DIRECTIONS FOR THIS TASK |
Reproduce exactly the lines below, from the first one through the line containing "Chart.register(...registerables);", and omit any pictures.
• • • • • • •
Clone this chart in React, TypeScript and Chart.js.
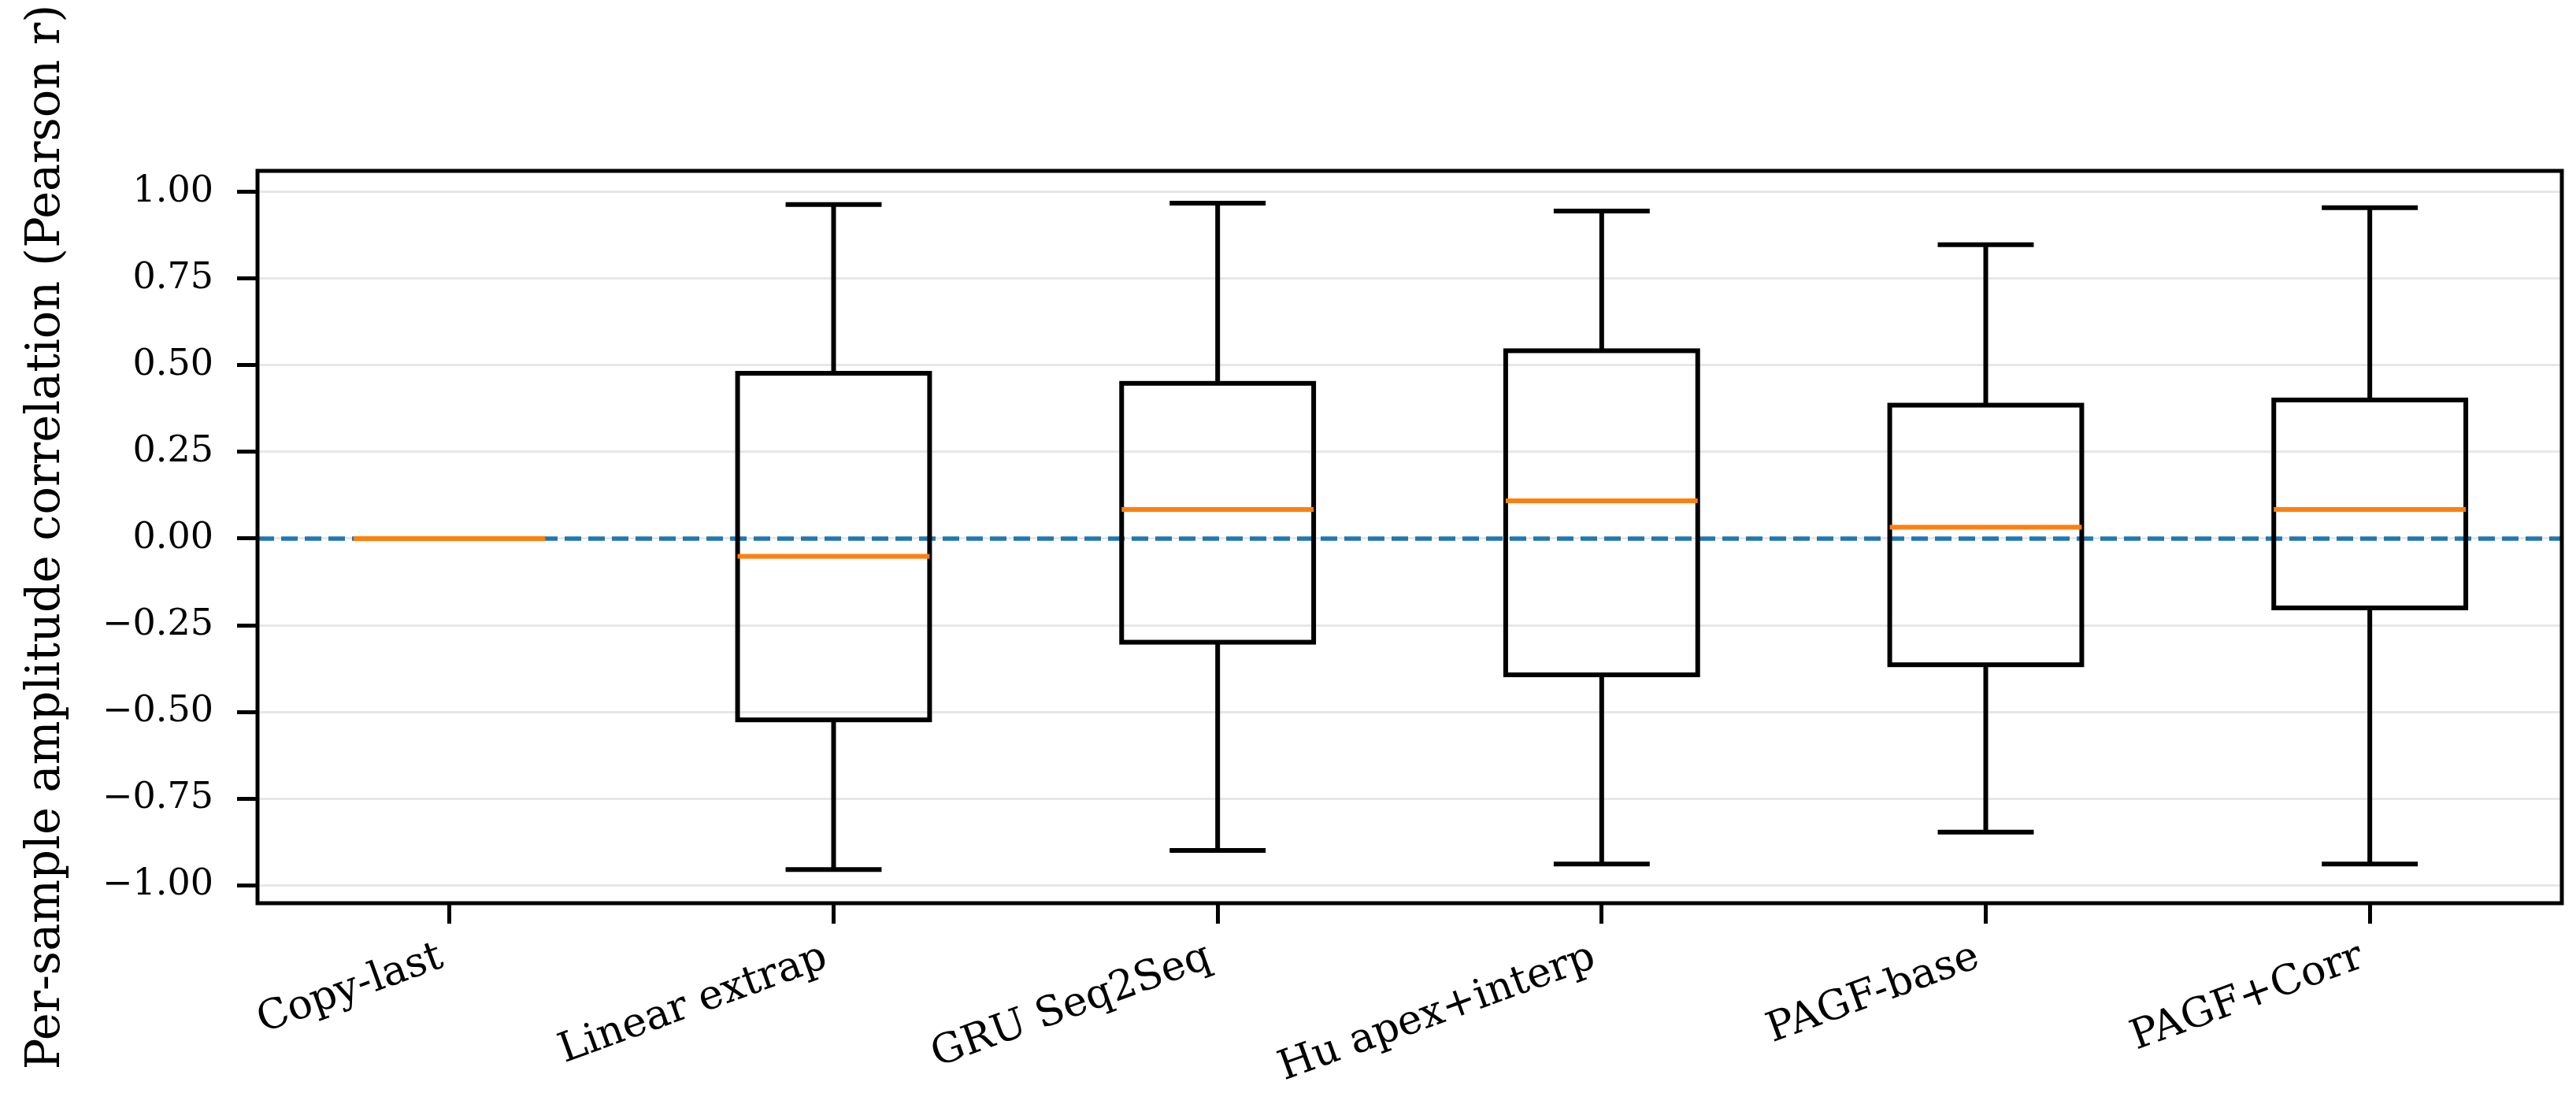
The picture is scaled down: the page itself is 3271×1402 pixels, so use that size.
import React, { useEffect, useRef } from 'react';
import { Chart, registerables } from 'chart.js';

Chart.register(...registerables);

// ---- Data ----
const CATEGORIES = ['Copy-last', 'Linear extrap', 'GRU Seq2Seq', 'Hu apex+interp', 'PAGF-base', 'PAGF+Corr'];
const WHISKER_LOW = [0, -0.955, -0.9, -0.939, -0.847, -0.939];
const Q1 = [0, -0.523, -0.299, -0.393, -0.364, -0.2];
const MEDIAN = [0, -0.051, 0.084, 0.109, 0.033, 0.084];
const Q3 = [0, 0.477, 0.448, 0.542, 0.385, 0.4];
const WHISKER_HIGH = [0, 0.964, 0.968, 0.945, 0.848, 0.955];
const Y_TICKS = [-1, -0.75, -0.5, -0.25, 0, 0.25, 0.5, 0.75, 1];
const Y_MIN = -1.052;
const Y_MAX = 1.061;
const REFERENCE_LINE = 0;
const Y_TITLE = 'Per-sample amplitude correlation (Pearson r)';

const FONT = "'DejaVu Serif', serif";

const fmt = (v: number) => {
  if (Math.abs(v) < 1e-9) return '0.00';
  return (v < 0 ? '\u2212' : '') + Math.abs(v).toFixed(2);
};

const boxPlugin = {
  id: 'boxDraw',
  beforeDatasetsDraw(chart: any) {
    const { ctx, chartArea, scales } = chart;
    const py = scales.y.getPixelForValue(REFERENCE_LINE);
    ctx.save();
    ctx.beginPath();
    ctx.rect(chartArea.left, chartArea.top, chartArea.right - chartArea.left, chartArea.bottom - chartArea.top);
    ctx.clip();
    ctx.strokeStyle = '#1f77b4';
    ctx.lineWidth = 5.5;
    ctx.setLineDash([21, 9]);
    ctx.beginPath();
    ctx.moveTo(chartArea.left, py);
    ctx.lineTo(chartArea.right, py);
    ctx.stroke();
    ctx.restore();
  },
  afterDatasetsDraw(chart: any) {
    const { ctx, scales } = chart;
    const y = scales.y;
    const meta = chart.getDatasetMeta(0);
    const line = (x1: number, y1: number, x2: number, y2: number) => {
      ctx.beginPath();
      ctx.moveTo(x1, y1);
      ctx.lineTo(x2, y2);
      ctx.stroke();
    };
    ctx.save();
    ctx.lineWidth = 6;
    ctx.strokeStyle = '#000';
    ctx.lineCap = 'butt';
    ctx.lineJoin = 'miter';
    meta.data.forEach((bar: any, i: number) => {
      const cx = bar.x;
      const hw = bar.width / 2;
      const capHw = hw / 2;
      const yq1 = y.getPixelForValue(Q1[i]);
      const yq3 = y.getPixelForValue(Q3[i]);
      const ylo = y.getPixelForValue(WHISKER_LOW[i]);
      const yhi = y.getPixelForValue(WHISKER_HIGH[i]);
      ctx.strokeRect(cx - hw, yq3, 2 * hw, yq1 - yq3);
      line(cx, yq1, cx, ylo);
      line(cx, yq3, cx, yhi);
      line(cx - capHw, ylo, cx + capHw, ylo);
      line(cx - capHw, yhi, cx + capHw, yhi);
    });
    ctx.strokeStyle = '#ff7f0e';
    meta.data.forEach((bar: any, i: number) => {
      const cx = bar.x;
      const hw = bar.width / 2;
      const ym = y.getPixelForValue(MEDIAN[i]);
      line(cx - hw, ym, cx + hw, ym);
    });
    ctx.restore();
  },
  afterDraw(chart: any) {
    const { ctx, chartArea } = chart;
    ctx.save();
    ctx.strokeStyle = '#000';
    ctx.lineWidth = 5;
    ctx.strokeRect(chartArea.left, chartArea.top, chartArea.right - chartArea.left, chartArea.bottom - chartArea.top);
    ctx.restore();
  },
};

export default function App() {
  const ref = useRef<HTMLCanvasElement>(null);
  useEffect(() => {
    if (!ref.current) return;
    const chart = new Chart(ref.current, {
      type: 'bar',
      data: {
        labels: CATEGORIES,
        datasets: [
          {
            data: CATEGORIES.map((_, i) => [Q1[i], Q3[i]]) as any,
            backgroundColor: 'rgba(0,0,0,0)',
            borderWidth: 0,
            barPercentage: 0.5,
            categoryPercentage: 1,
          },
        ],
      },
      options: {
        responsive: false,
        animation: false,
        devicePixelRatio: 1,
        layout: { padding: { top: 217, right: 18, bottom: 0, left: 0 } },
        plugins: { legend: { display: false }, tooltip: { enabled: false } },
        scales: {
          x: {
            type: 'category',
            offset: true,
            grid: {
              display: true,
              drawOnChartArea: false,
              drawTicks: true,
              tickLength: 26,
              tickWidth: 5,
              tickColor: '#000',
              offset: false,
            },
            border: { display: false },
            ticks: {
              autoSkip: false,
              minRotation: 20,
              maxRotation: 20,
              padding: 12,
              labelOffset: -10,
              color: '#000',
              font: { family: FONT, size: 52 },
            },
            afterFit: (s: any) => {
              s.height = 255;
            },
          },
          y: {
            type: 'linear',
            min: Y_MIN,
            max: Y_MAX,
            afterBuildTicks: (s: any) => {
              s.ticks = Y_TICKS.map((v) => ({ value: v }));
            },
            grid: {
              color: '#e7e7e7',
              lineWidth: 3,
              tickLength: 26,
              tickWidth: 5,
              tickColor: '#000',
            },
            border: { display: false },
            ticks: {
              padding: 30,
              color: '#000',
              font: { family: FONT, size: 46 },
              callback: (v: any) => fmt(Number(v)),
            },
            title: {
              display: true,
              text: Y_TITLE,
              color: '#000',
              font: { family: FONT, size: 59 },
              padding: { top: 24, bottom: 0 },
            },
            afterFit: (s: any) => {
              s.width = 327;
            },
          },
        },
      } as any,
      plugins: [boxPlugin],
    });
    return () => chart.destroy();
  }, []);

  return (
    <div style={{ position: 'absolute', left: 0, top: 0, width: 3271, height: 1402, background: '#fff' }}>
      <canvas ref={ref} width={3271} height={1402} style={{ display: 'block' }} />
    </div>
  );
}
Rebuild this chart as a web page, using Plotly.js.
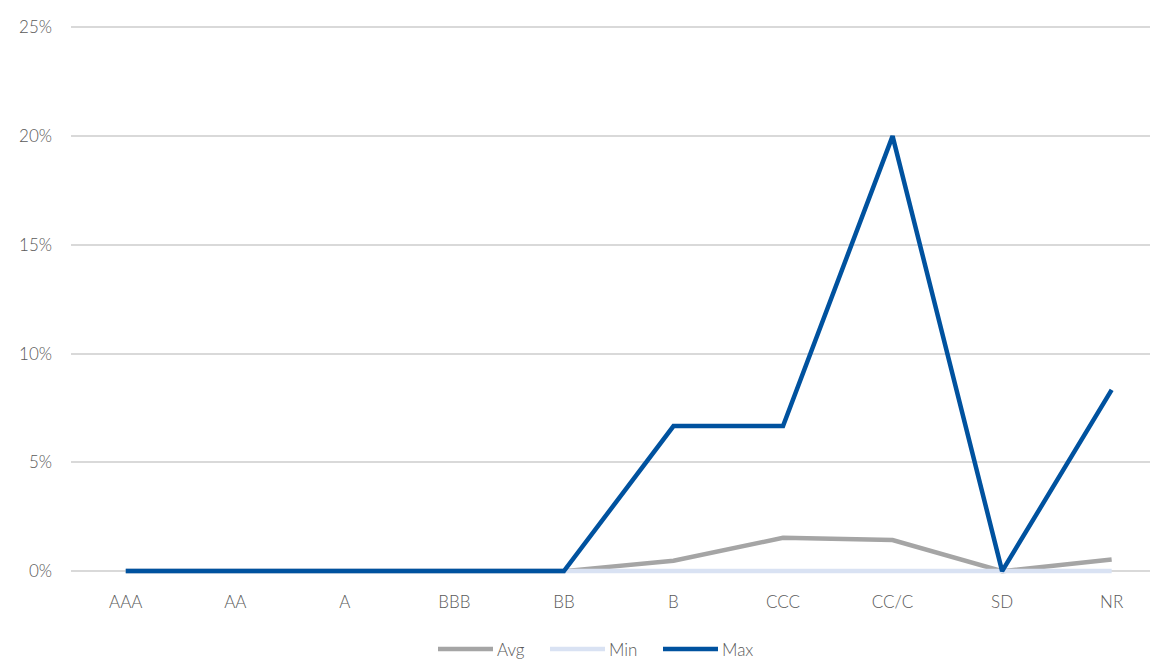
<!DOCTYPE html>
<html>
<head>
<meta charset="utf-8">
<script src="https://cdn.plot.ly/plotly-3.0.1.min.js"></script>
<style>
  html, body { margin: 0; padding: 0; background: #ffffff; }
  #chart { width: 1154px; height: 660px; }
</style>
</head>
<body>
<div id="chart"></div>
<script>
// Rating categories on the x axis
const ratings = ['AAA', 'AA', 'A', 'BBB', 'BB', 'B', 'CCC', 'CC/C', 'SD', 'NR'];

// Rates per rating category (fractions)
const avgValues = [0, 0, 0, 0, 0, 0.0048, 0.0153, 0.0143, 0, 0.0053];
const minValues = [0, 0, 0, 0, 0, 0, 0, 0, 0, 0];
const maxValues = [0, 0, 0, 0, 0, 0.0667, 0.0667, 0.20, 0, 0.0833];

const seriesNames = ['Avg', 'Min', 'Max'];
const seriesColors = ['#a5a5a5', '#d9e2f3', '#00529f'];
const seriesValues = [avgValues, minValues, maxValues];

// Y axis ticks
const yTicks = [0, 0.05, 0.10, 0.15, 0.20, 0.25];
const yTickLabels = ['0%', '5%', '10%', '15%', '20%', '25%'];

const W = 1154, H = 660;
const margin = { l: 71, r: 4, t: 23, b: 78 };
const plotW = W - margin.l - margin.r;
const plotH = H - margin.t - margin.b;
const fontFamily = 'Lato, "Open Sans", sans-serif';
const textColor = '#595959';
const baseFont = { family: fontFamily, size: 17, color: textColor, weight: 300 };

const traces = seriesNames.map((name, i) => ({
  type: 'scatter',
  mode: 'lines',
  name: name,
  x: ratings,
  y: seriesValues[i],
  line: { color: seriesColors[i], width: 4.5 },
  hoverinfo: 'x+y+name',
  showlegend: false
}));

// Legend drawn as line swatches plus labels, centred under the plot
const px2x = (px) => (px - margin.l) / plotW;
const px2y = (py) => (H - margin.b - py) / plotH;
const legendStarts = [438, 550, 663];
const legendY = 649;
const swatchLen = 55;

const shapes = [];
const annotations = [];
seriesNames.forEach((name, i) => {
  shapes.push({
    type: 'line', xref: 'paper', yref: 'paper',
    x0: px2x(legendStarts[i]), x1: px2x(legendStarts[i] + swatchLen),
    y0: px2y(legendY), y1: px2y(legendY),
    line: { color: seriesColors[i], width: 4.5 }
  });
  annotations.push({
    xref: 'paper', yref: 'paper',
    x: px2x(legendStarts[i] + swatchLen + 2), y: px2y(legendY),
    xanchor: 'left', yanchor: 'middle',
    text: name, showarrow: false,
    font: baseFont
  });
});

const layout = {
  width: W,
  height: H,
  margin: margin,
  paper_bgcolor: '#ffffff',
  plot_bgcolor: '#ffffff',
  showlegend: false,
  font: baseFont,
  xaxis: {
    type: 'category',
    range: [-0.5, 9.35],
    showgrid: false,
    zeroline: false,
    showline: false,
    ticks: '',
    tickfont: baseFont,
    ticklabelstandoff: 8,
    fixedrange: true
  },
  yaxis: {
    range: [-0.005, 0.252],
    tickvals: yTicks,
    ticktext: yTickLabels,
    showgrid: true,
    gridcolor: '#d9d9d9',
    gridwidth: 1.5,
    zeroline: false,
    showline: false,
    ticks: '',
    ticklabelstandoff: 18,
    tickfont: baseFont,
    fixedrange: true
  },
  shapes: shapes,
  annotations: annotations
};

Plotly.newPlot('chart', traces, layout, { displayModeBar: false });
</script>
</body>
</html>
• • • • • • •
FINISHED EXERCISE |
Clone this chart in React, TypeScript and Chart.js.
The picture is scaled down: the page itself is 3271×1402 pixels, so use that size.
import React, { useEffect, useRef } from 'react';
import { Chart, registerables } from 'chart.js';

Chart.register(...registerables);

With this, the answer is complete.